Annotated Corpus of Scottish Gaelic - Simplified
ARCOSG-S is a representative, tagged corpus of Scottish Gaelic, divided into 8 registers (4 spoken, 4 written) of approximately 10k words each. The corpus is presented as individual txt files. It differs from ARCOSG in that it uses less complex tags. For instance, common nouns are tagged in ARCOSG-S simply as 'Nc', rather than with information about number, gender and case (e.g. Ncsmn), as in ARCOSG. The tags were converted automatically from the ARCOSG tags using a mapping file in Python.

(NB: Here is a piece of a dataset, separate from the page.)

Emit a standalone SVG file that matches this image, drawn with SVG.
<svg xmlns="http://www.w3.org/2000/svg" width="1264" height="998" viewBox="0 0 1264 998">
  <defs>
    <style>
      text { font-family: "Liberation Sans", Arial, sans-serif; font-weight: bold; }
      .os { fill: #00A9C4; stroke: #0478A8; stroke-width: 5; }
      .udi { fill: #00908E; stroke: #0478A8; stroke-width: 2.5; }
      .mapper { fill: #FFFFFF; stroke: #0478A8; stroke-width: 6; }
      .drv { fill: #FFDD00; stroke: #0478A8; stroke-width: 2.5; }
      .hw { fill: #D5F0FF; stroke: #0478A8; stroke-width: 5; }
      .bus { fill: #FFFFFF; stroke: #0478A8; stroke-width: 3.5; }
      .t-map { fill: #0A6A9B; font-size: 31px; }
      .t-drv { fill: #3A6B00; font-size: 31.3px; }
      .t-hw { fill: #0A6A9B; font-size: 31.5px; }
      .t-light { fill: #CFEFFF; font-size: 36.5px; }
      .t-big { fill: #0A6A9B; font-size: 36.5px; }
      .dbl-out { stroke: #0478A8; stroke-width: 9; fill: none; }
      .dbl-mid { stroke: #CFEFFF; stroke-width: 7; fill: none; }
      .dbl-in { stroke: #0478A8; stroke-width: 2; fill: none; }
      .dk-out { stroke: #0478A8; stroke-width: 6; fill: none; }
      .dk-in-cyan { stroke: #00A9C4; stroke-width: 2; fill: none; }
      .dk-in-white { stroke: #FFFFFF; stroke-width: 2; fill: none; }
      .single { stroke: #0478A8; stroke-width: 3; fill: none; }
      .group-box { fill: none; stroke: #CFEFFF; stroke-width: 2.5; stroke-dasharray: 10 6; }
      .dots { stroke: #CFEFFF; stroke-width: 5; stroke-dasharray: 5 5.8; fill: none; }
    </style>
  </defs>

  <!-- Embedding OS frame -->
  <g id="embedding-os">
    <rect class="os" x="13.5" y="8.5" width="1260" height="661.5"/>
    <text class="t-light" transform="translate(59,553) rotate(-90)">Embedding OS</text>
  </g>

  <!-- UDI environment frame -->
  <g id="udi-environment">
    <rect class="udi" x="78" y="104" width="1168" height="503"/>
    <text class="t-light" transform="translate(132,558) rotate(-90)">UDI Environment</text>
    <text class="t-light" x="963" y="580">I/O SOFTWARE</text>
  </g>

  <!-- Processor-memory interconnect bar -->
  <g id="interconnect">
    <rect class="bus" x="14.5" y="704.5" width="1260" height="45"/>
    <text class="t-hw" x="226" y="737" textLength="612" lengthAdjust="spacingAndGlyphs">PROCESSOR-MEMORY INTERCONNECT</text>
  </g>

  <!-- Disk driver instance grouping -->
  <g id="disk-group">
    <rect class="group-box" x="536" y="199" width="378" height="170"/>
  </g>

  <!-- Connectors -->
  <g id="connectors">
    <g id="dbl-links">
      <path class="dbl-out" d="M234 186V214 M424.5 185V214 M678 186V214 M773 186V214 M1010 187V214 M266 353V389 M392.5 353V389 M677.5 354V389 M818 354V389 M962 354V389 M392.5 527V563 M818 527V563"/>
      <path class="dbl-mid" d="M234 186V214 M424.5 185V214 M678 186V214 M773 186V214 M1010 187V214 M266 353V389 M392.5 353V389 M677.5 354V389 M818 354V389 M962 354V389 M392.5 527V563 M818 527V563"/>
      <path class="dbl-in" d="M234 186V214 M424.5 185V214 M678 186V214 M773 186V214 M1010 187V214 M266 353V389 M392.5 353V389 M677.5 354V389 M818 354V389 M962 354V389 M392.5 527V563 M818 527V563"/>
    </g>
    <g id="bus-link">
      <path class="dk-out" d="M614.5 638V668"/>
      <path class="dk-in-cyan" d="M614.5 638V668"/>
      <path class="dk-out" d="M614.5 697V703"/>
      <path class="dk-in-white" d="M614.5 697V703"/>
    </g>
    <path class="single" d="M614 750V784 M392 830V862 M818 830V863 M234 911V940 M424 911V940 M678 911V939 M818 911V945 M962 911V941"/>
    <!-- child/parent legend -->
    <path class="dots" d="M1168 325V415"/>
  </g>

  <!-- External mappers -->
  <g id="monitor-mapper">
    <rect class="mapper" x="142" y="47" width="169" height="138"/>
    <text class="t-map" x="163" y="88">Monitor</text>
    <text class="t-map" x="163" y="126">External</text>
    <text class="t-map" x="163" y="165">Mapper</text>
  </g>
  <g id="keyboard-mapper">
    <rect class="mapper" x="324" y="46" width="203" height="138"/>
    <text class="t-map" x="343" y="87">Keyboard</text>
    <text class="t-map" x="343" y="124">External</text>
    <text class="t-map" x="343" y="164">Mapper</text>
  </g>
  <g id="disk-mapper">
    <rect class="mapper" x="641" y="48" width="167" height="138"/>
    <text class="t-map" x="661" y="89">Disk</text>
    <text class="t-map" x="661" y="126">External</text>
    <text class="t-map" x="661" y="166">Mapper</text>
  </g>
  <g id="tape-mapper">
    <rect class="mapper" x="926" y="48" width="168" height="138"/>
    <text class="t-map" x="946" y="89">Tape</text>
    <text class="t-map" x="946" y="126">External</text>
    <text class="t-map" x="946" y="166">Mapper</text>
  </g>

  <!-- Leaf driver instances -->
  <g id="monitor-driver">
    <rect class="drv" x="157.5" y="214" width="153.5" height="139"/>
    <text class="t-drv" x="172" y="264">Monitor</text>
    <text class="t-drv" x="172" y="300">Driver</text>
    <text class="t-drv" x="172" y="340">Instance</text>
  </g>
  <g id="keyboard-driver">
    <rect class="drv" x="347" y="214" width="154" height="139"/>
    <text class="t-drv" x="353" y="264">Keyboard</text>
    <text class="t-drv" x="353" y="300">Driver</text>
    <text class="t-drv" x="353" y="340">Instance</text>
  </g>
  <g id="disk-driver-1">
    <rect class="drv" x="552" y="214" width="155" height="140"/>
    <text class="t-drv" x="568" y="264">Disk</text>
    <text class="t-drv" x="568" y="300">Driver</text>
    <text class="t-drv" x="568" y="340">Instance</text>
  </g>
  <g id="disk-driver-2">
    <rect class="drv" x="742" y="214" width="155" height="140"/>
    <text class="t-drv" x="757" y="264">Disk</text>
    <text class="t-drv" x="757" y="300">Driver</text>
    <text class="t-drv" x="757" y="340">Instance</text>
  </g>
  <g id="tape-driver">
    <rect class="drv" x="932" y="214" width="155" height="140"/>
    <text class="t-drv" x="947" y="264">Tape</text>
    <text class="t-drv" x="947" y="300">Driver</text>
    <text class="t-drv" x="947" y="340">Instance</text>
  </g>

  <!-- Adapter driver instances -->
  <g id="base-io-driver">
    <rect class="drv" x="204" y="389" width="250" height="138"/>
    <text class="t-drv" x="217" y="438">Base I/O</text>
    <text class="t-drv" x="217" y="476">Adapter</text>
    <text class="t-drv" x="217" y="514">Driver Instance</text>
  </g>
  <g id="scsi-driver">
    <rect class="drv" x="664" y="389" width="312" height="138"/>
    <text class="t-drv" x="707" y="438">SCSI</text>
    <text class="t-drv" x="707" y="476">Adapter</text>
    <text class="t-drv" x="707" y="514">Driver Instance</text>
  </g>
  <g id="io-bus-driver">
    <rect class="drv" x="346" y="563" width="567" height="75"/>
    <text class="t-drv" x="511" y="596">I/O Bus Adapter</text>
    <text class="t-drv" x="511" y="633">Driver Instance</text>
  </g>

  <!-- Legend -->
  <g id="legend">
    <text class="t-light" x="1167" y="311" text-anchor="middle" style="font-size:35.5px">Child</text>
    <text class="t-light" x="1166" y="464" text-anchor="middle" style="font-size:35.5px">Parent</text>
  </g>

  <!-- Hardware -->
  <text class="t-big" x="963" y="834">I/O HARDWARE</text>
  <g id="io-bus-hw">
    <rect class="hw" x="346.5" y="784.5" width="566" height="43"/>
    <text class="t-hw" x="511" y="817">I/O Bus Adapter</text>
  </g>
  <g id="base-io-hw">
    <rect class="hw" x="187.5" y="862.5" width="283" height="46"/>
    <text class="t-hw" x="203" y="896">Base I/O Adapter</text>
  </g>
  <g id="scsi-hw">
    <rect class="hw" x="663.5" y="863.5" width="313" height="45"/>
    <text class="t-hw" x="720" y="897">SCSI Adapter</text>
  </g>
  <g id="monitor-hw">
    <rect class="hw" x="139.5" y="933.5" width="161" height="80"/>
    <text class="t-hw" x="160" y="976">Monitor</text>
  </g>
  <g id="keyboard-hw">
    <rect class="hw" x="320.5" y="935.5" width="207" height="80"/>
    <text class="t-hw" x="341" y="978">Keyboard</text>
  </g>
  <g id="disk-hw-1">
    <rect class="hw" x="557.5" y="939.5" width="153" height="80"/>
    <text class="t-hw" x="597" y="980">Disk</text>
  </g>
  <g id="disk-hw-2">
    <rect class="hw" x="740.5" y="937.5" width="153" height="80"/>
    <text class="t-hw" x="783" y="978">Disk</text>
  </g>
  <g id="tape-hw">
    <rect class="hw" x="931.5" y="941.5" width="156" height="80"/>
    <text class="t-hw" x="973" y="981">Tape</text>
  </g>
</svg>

While the ARCOSG tagset has 246 tags, the ARCOSG-S one has 41.
ARCOSG was hand-tagged by Lamb, Arbuthnot and Naismith and separately verified by them. It uses the Brown format tag separators ('/': e.g. 'agus/Cc') and an annotation scheme derived from the Irish PAROLE tagset (Uí Dhonnchadha, E. and van Genabith, J. 2006. A Part-of-Speech tagger for Irish using finite state morphology and constraint grammar disambiguation. Proceedings of the 5th International Conference on Language Resources and Evaluation (LREC 2006), 2241-2244.).

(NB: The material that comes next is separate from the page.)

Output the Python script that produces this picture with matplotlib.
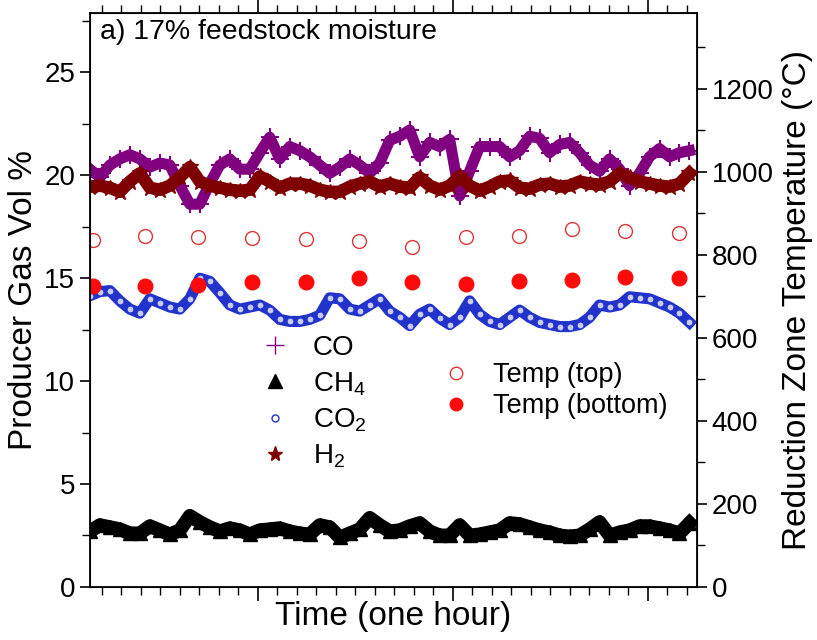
import numpy as np
import matplotlib
matplotlib.use("Agg")
import matplotlib.pyplot as plt
from matplotlib.lines import Line2D
from matplotlib.ticker import MultipleLocator

plt.rcParams['font.family'] = ['Liberation Sans', 'DejaVu Sans']
plt.rcParams['mathtext.default'] = 'regular'

# gas composition (vol %), sampled evenly over the hour
co = [20.3, 19.9, 20.5, 20.8, 21.0, 20.8, 20.4, 20.6, 20.5, 19.5,
      18.6, 18.6, 19.6, 20.5, 20.8, 20.3, 20.3, 21.1, 21.85, 20.8,
      21.4, 21.2, 20.9, 20.5, 20.1, 20.4, 20.8, 20.5, 20.1, 20.6,
      21.7, 21.9, 22.2, 20.9, 21.6, 21.4, 21.75, 19.0, 20.2, 21.4,
      21.4, 21.4, 20.9, 21.2, 21.9, 21.8, 21.1, 21.5, 21.6, 21.1,
      20.5, 20.2, 20.8, 20.3, 19.5, 20.1, 20.9, 21.3, 20.9, 21.1, 21.2]
h2 = [19.45, 19.5, 19.4, 19.2, 19.7, 20.1, 19.4, 19.3, 19.5, 19.9,
      20.4, 19.7, 19.5, 19.4, 19.3, 19.25, 19.3, 19.95, 19.7, 19.4,
      19.6, 19.6, 19.5, 19.3, 19.2, 19.2, 19.45, 19.6, 19.7, 19.45,
      19.6, 19.45, 19.4, 19.9, 19.5, 19.3, 19.5, 19.95, 19.5, 19.25,
      19.45, 19.7, 19.75, 19.4, 19.35, 19.55, 19.6, 19.45, 19.5, 19.7,
      19.6, 19.55, 19.7, 20.1, 19.9, 19.7, 19.6, 19.5, 19.45, 19.6, 20.1]
co2 = [14.15, 14.35, 14.4, 13.9, 13.5, 13.3, 14.0, 13.8, 13.6, 13.5,
       14.0, 15.0, 14.85, 14.3, 13.7, 13.5, 13.6, 13.7, 13.45, 13.0,
       12.9, 12.9, 13.0, 13.2, 14.05, 14.0, 13.5, 13.4, 13.7, 14.0,
       13.4, 13.1, 12.7, 13.25, 13.5, 13.05, 12.75, 13.1, 13.9, 13.25,
       12.9, 12.75, 13.1, 13.45, 13.1, 12.85, 12.75, 12.65, 12.65, 12.75,
       13.1, 13.7, 13.6, 13.7, 14.1, 14.05, 14.0, 13.8, 13.6, 13.3, 12.85]
ch4 = [2.7, 3.0, 2.9, 2.8, 2.6, 2.6, 2.95, 2.75, 2.55, 2.75,
       3.45, 3.15, 2.9, 2.7, 2.85, 2.75, 2.55, 2.75, 2.8, 2.85,
       2.7, 2.6, 2.55, 3.0, 2.9, 2.4, 2.6, 2.8, 3.35, 3.0,
       2.7, 2.75, 2.95, 3.1, 2.7, 2.5, 2.5, 3.0, 2.5, 2.55,
       2.65, 2.75, 3.1, 3.05, 2.9, 2.75, 2.65, 2.5, 2.45, 2.5,
       2.8, 3.15, 2.5, 2.65, 2.75, 2.95, 2.95, 2.85, 2.75, 2.6, 3.1]

# reduction zone temperatures (deg C)
t_temp = [3.1, 8.5, 13.9, 19.4, 25.0, 30.4, 35.8, 41.4, 46.8, 52.2, 57.7, 63.2]
temp_top = [836, 846, 843, 841, 839, 834, 819, 843, 846, 863, 858, 853]
temp_bottom = [725, 725, 727, 735, 735, 745, 735, 730, 737, 740, 747, 745]

t_gas = np.linspace(2.8, 64.3, len(co))

fig = plt.figure(figsize=(8.17, 6.4), dpi=100)
ax = fig.add_axes([0.110, 0.083, 0.743, 0.897])
ax2 = ax.twinx()

c_co = '#800080'
c_h2 = '#7f0000'
c_co2 = '#2233cc'

ax.plot(t_gas, co, color=c_co, lw=8, zorder=2)
ax.plot(t_gas, co, ls='none', marker='+', ms=13, mew=1.5, color=c_co, zorder=2)
ax.plot(t_gas, h2, color=c_h2, lw=9, zorder=3)
ax.plot(t_gas, h2, ls='none', marker='*', ms=12, color=c_h2, zorder=3)
ax.plot(t_gas, co2, color=c_co2, lw=8, zorder=2)
ax.plot(t_gas, co2, ls='none', marker='o', ms=5, mfc='#c8ccf0', mec=c_co2, mew=0.8, zorder=2)
ax.plot(t_gas, ch4, color='black', lw=10, zorder=2)
ax.plot(t_gas, ch4, ls='none', marker='^', ms=10, color='black', zorder=2)

ax2.plot(t_temp, temp_top, ls='none', marker='o', ms=10, mfc='none', mec='#e03535', mew=1)
ax2.plot(t_temp, temp_bottom, ls='none', marker='o', ms=10.5, color='#ff0a0a')

ax.set_xlim(2.8, 65.06)
ax.set_ylim(0, 27.9)
ax2.set_ylim(0, 1383)

ax.xaxis.set_major_locator(MultipleLocator(20))
ax.xaxis.set_minor_locator(MultipleLocator(2))
ax.yaxis.set_major_locator(MultipleLocator(5))
ax.yaxis.set_minor_locator(MultipleLocator(2.5))
ax2.yaxis.set_major_locator(MultipleLocator(200))
ax2.yaxis.set_minor_locator(MultipleLocator(100))

ax.tick_params(axis='x', which='both', direction='out', top=True, labelbottom=False)
ax.tick_params(axis='x', which='major', length=10, width=1.2)
ax.tick_params(axis='x', which='minor', length=6, width=1)
ax.tick_params(axis='y', which='major', direction='out', length=7, width=1.2, labelsize=20)
ax.tick_params(axis='y', which='minor', direction='out', length=6, width=1)
ax2.tick_params(axis='y', which='major', direction='out', length=7, width=1.2, labelsize=20)
ax2.tick_params(axis='y', which='minor', direction='out', length=6, width=1)
for sp in ax.spines.values():
    sp.set_linewidth(1.3)

ax.set_xlabel('Time (one hour)', fontsize=24, labelpad=0)
ax.set_ylabel('Producer Gas Vol %', fontsize=24, labelpad=4)
ax2.set_ylabel('Reduction Zone Temperature (\u00b0C)', fontsize=24, labelpad=6)

ax.text(0.017, 0.99, 'a) 17% feedstock moisture', transform=ax.transAxes,
        fontsize=20.5, va='top', ha='left')

gas_handles = [
    Line2D([], [], ls='none', marker='+', ms=13, mew=1, color=c_co),
    Line2D([], [], ls='none', marker='^', ms=10, color='black'),
    Line2D([], [], ls='none', marker='o', ms=5, mfc='white', mec=c_co2),
    Line2D([], [], ls='none', marker='*', ms=11, color=c_h2),
]
gas_labels = ['CO', 'CH$_4$', 'CO$_2$', 'H$_2$']
leg1 = ax2.legend(gas_handles, gas_labels, loc='upper left', bbox_to_anchor=(0.23, 0.482),
                  frameon=False, fontsize=20, labelspacing=0.32, handletextpad=0.6,
                  handlelength=1.5)
ax2.add_artist(leg1)
temp_handles = [
    Line2D([], [], ls='none', marker='o', ms=9, mfc='none', mec='#e03535'),
    Line2D([], [], ls='none', marker='o', ms=9, color='#ff0a0a'),
]
ax2.legend(temp_handles, ['Temp (top)', 'Temp (bottom)'], loc='upper left',
           bbox_to_anchor=(0.53, 0.434), frameon=False, fontsize=19.5,
           labelspacing=0.18, handletextpad=0.6, handlelength=1.5)

fig.savefig('out.png', dpi=100)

The annotation scheme is described in a PDF included with the data: Lamb, W. and Naismith, S (2020) Scottish Gaelic Part-of-Speech Annotation Guidelines.

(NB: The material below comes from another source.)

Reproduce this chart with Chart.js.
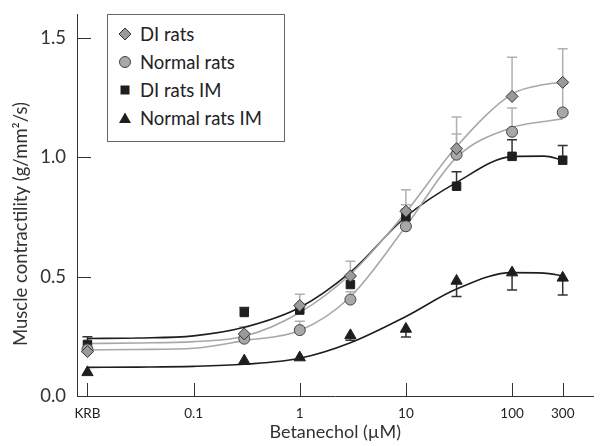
<!DOCTYPE html>
<html>
<head>
<meta charset="utf-8">
<script src="https://cdn.jsdelivr.net/npm/chart.js@4.4.1/dist/chart.umd.min.js"></script>
<style>
  body { margin: 0; background: #fff; }
  #wrap { position: relative; width: 601px; height: 446px; }
  #legend {
    position: absolute; left: 107px; top: 14px; width: 176px; height: 121px;
    border: 1.5px solid #666; background: #fff;
    font-family: Lato, sans-serif; font-size: 18.5px; color: #222;
    padding-top: 5px; box-sizing: content-box;
  }
  #legend .row { height: 28px; display: flex; align-items: center; }
  #legend svg { margin-left: 10px; margin-right: 8px; }
</style>
</head>
<body>
<div id="wrap">
  <canvas id="muscleChart" width="601" height="446"></canvas>
  <div id="legend"></div>
</div>
<script>
// Doses (uM); KRB (buffer only) is plotted at 0.01
const doses = [0.01, 0.3, 1, 3, 10, 30, 100, 300];
const xTickValues = [0.01, 0.1, 1, 10, 100, 300];
const xTickLabels = ['KRB', '0.1', '1', '10', '100', '300'];
const yTickValues = [0, 0.5, 1.0, 1.5];

const diRats = [0.186, 0.26, 0.379, 0.503, 0.774, 1.036, 1.255, 1.314];
const diRatsErr = [0, 0.03, 0.047, 0.062, 0.09, 0.133, 0.164, 0.141];
const normalRats = [0.195, 0.24, 0.276, 0.404, 0.711, 1.011, 1.107, 1.188];
const normalRatsErr = [0, 0, 0.037, 0.033, 0.09, 0.087, 0.10, 0.12];
const diRatsIM = [0.216, 0.35, 0.36, 0.467, 0.751, 0.879, 1.004, 0.988];
const diRatsIMErr = [0.032, 0.021, 0.02, 0.03, 0.03, 0.061, 0.07, 0.062];
const normalRatsIM = [0.099, 0.148, 0.161, 0.254, 0.281, 0.482, 0.517, 0.495];
const normalRatsIMErr = [0, 0, 0, 0.02, 0.034, 0.065, 0.073, 0.072]; // drawn downward

// fitted curves
const fitDoses = [0.01, 0.03, 0.1, 0.3, 1, 3, 10, 30, 100, 200, 300];
const diRatsFit = [0.22, 0.222, 0.228, 0.25, 0.35, 0.51, 0.77, 1.045, 1.265, 1.305, 1.314];
const normalRatsFit = [0.193, 0.195, 0.2, 0.232, 0.274, 0.416, 0.711, 1.0, 1.125, 1.15, 1.161];
const diRatsIMFit = [0.241, 0.243, 0.252, 0.288, 0.371, 0.519, 0.751, 0.895, 1.003, 1.005, 0.988];
const normalRatsIMFit = [0.12, 0.121, 0.124, 0.133, 0.158, 0.223, 0.333, 0.448, 0.517, 0.515, 0.503];

const FONT = 'Lato, sans-serif';
const GREY_LINE = '#a8a8a8';
const DARK = '#1e1e1e';

const series = [
  { label: 'DI rats', y: diRats, err: diRatsErr, dir: 1, fit: diRatsFit,
    style: 'rectRot', radius: 6, fill: '#9a9a9a', border: '#333', line: GREY_LINE, errColor: '#b0b0b0' },
  { label: 'Normal rats', y: normalRats, err: normalRatsErr, dir: 1, fit: normalRatsFit,
    style: 'circle', radius: 5.5, fill: '#a8a8a8', border: '#444', line: GREY_LINE, errColor: '#b0b0b0' },
  { label: 'DI rats IM', y: diRatsIM, err: diRatsIMErr, dir: 1, fit: diRatsIMFit,
    style: 'rect', radius: 6, fill: DARK, border: DARK, line: DARK, errColor: '#333' },
  { label: 'Normal rats IM', y: normalRatsIM, err: normalRatsIMErr, dir: -1, fit: normalRatsIMFit,
    style: 'triangle', radius: 6.5, fill: DARK, border: DARK, line: DARK, errColor: '#333' }
];

const datasets = [];
series.forEach(s => {
  datasets.push({
    label: s.label + ' fit',
    data: fitDoses.map((x, i) => ({ x, y: s.fit[i] })),
    showLine: true,
    borderColor: s.line,
    borderWidth: 1.6,
    pointRadius: 0,
    cubicInterpolationMode: 'monotone',
    order: 2
  });
  datasets.push({
    label: s.label,
    data: doses.map((x, i) => ({ x, y: s.y[i] })),
    showLine: false,
    pointStyle: s.style,
    pointRadius: s.radius,
    backgroundColor: s.fill,
    borderColor: s.border,
    borderWidth: 1,
    errors: s.err,
    errDir: s.dir,
    errColor: s.errColor,
    order: 1
  });
});

// error bars (behind markers)
const errorBars = {
  id: 'errorBars',
  beforeDatasetsDraw(chart) {
    const { ctx, scales: { x, y } } = chart;
    ctx.save();
    ctx.lineWidth = 1.5;
    chart.data.datasets.forEach(ds => {
      if (!ds.errors) return;
      ctx.strokeStyle = ds.errColor;
      ds.data.forEach((p, i) => {
        const e = ds.errors[i];
        if (!e) return;
        const px = x.getPixelForValue(p.x);
        const py0 = y.getPixelForValue(p.y);
        const py1 = y.getPixelForValue(p.y + ds.errDir * e);
        ctx.beginPath();
        ctx.moveTo(px, py0);
        ctx.lineTo(px, py1);
        ctx.moveTo(px - 5, py1);
        ctx.lineTo(px + 5, py1);
        ctx.stroke();
      });
    });
    ctx.restore();
  }
};

// tick marks pointing into the plot, plus the rotated y title
const innerTicks = {
  id: 'innerTicks',
  afterDraw(chart) {
    const { ctx, chartArea, scales: { x, y } } = chart;
    ctx.save();
    ctx.strokeStyle = '#333';
    ctx.lineWidth = 1;
    xTickValues.forEach(v => {
      const px = Math.round(x.getPixelForValue(v)) + 0.5;
      ctx.beginPath();
      ctx.moveTo(px, chartArea.bottom);
      ctx.lineTo(px, chartArea.bottom - 13);
      ctx.stroke();
    });
    yTickValues.forEach(v => {
      const py = Math.round(y.getPixelForValue(v)) + 0.5;
      ctx.beginPath();
      ctx.moveTo(chartArea.left, py);
      ctx.lineTo(chartArea.left + 14, py);
      ctx.stroke();
    });
    ctx.translate(21, 224);
    ctx.rotate(-Math.PI / 2);
    ctx.fillStyle = '#333';
    ctx.font = '18.5px ' + FONT;
    ctx.textAlign = 'center';
    ctx.textBaseline = 'middle';
    ctx.fillText('Muscle contractility (g/mm\u00B2/s)', 0, 0);
    ctx.restore();
  }
};

new Chart(document.getElementById('muscleChart'), {
  type: 'scatter',
  data: { datasets },
  options: {
    responsive: false,
    animation: false,
    layout: { padding: { top: 7, right: 0, left: 0, bottom: 0 } },
    plugins: {
      legend: { display: false },
      tooltip: { enabled: false }
    },
    scales: {
      x: {
        type: 'logarithmic',
        min: 0.00797,
        max: 585,
        grid: { display: false },
        border: { color: '#333', width: 1 },
        afterBuildTicks: s => { s.ticks = xTickValues.map(v => ({ value: v })); },
        afterFit: s => { s.height = 50; },
        ticks: {
          autoSkip: false,
          maxRotation: 0,
          padding: 2,
          color: '#222',
          font: { family: FONT, size: 13.5 },
          callback: (v, i) => xTickLabels[i]
        },
        title: {
          display: true,
          text: 'Betanechol (\u00B5M)',
          color: '#333',
          font: { family: FONT, size: 18 },
          padding: { top: 0, bottom: 3 }
        }
      },
      y: {
        min: 0,
        max: 1.6,
        grid: { display: false },
        border: { color: '#333', width: 1 },
        afterBuildTicks: s => { s.ticks = yTickValues.map(v => ({ value: v })); },
        afterFit: s => { s.width = 77; },
        ticks: {
          padding: 3,
          color: '#333',
          font: { family: FONT, size: 18.5 },
          callback: v => v.toFixed(1)
        }
      }
    }
  },
  plugins: [errorBars, innerTicks]
});

// legend built from the series list
const legendEl = document.getElementById('legend');
series.forEach(s => {
  const c = s.fill, b = s.border;
  let shape;
  if (s.style === 'rectRot') shape = `<polygon points="7,1 13,7 7,13 1,7" fill="${c}" stroke="${b}" stroke-width="1"/>`;
  else if (s.style === 'circle') shape = `<circle cx="7" cy="7" r="5.5" fill="${c}" stroke="${b}" stroke-width="1"/>`;
  else if (s.style === 'rect') shape = `<rect x="2.5" y="2.5" width="9" height="9" fill="${c}"/>`;
  else shape = `<polygon points="7,1.5 13,12 1,12" fill="${c}"/>`;
  const row = document.createElement('div');
  row.className = 'row';
  row.innerHTML = `<svg width="14" height="14">${shape}</svg><span>${s.label}</span>`;
  legendEl.appendChild(row);
});
</script>
</body>
</html>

Work towards ARCOSG was funded by Bòrd na Gàidhlig and Carnegie Trust for the Universities of Scotland.
CITATION Lamb, William; Arbuthnot, Sharon; Naismith, Susanna; Danso, Samuel (2020). Annotated Reference Corpus of Scottish Gaelic -Simplified (ARCOSG-S), 1997-2020 [dataset]. University of Edinburgh. School of Literatures, Languages and Cultures. Celtic and Scottish Studies.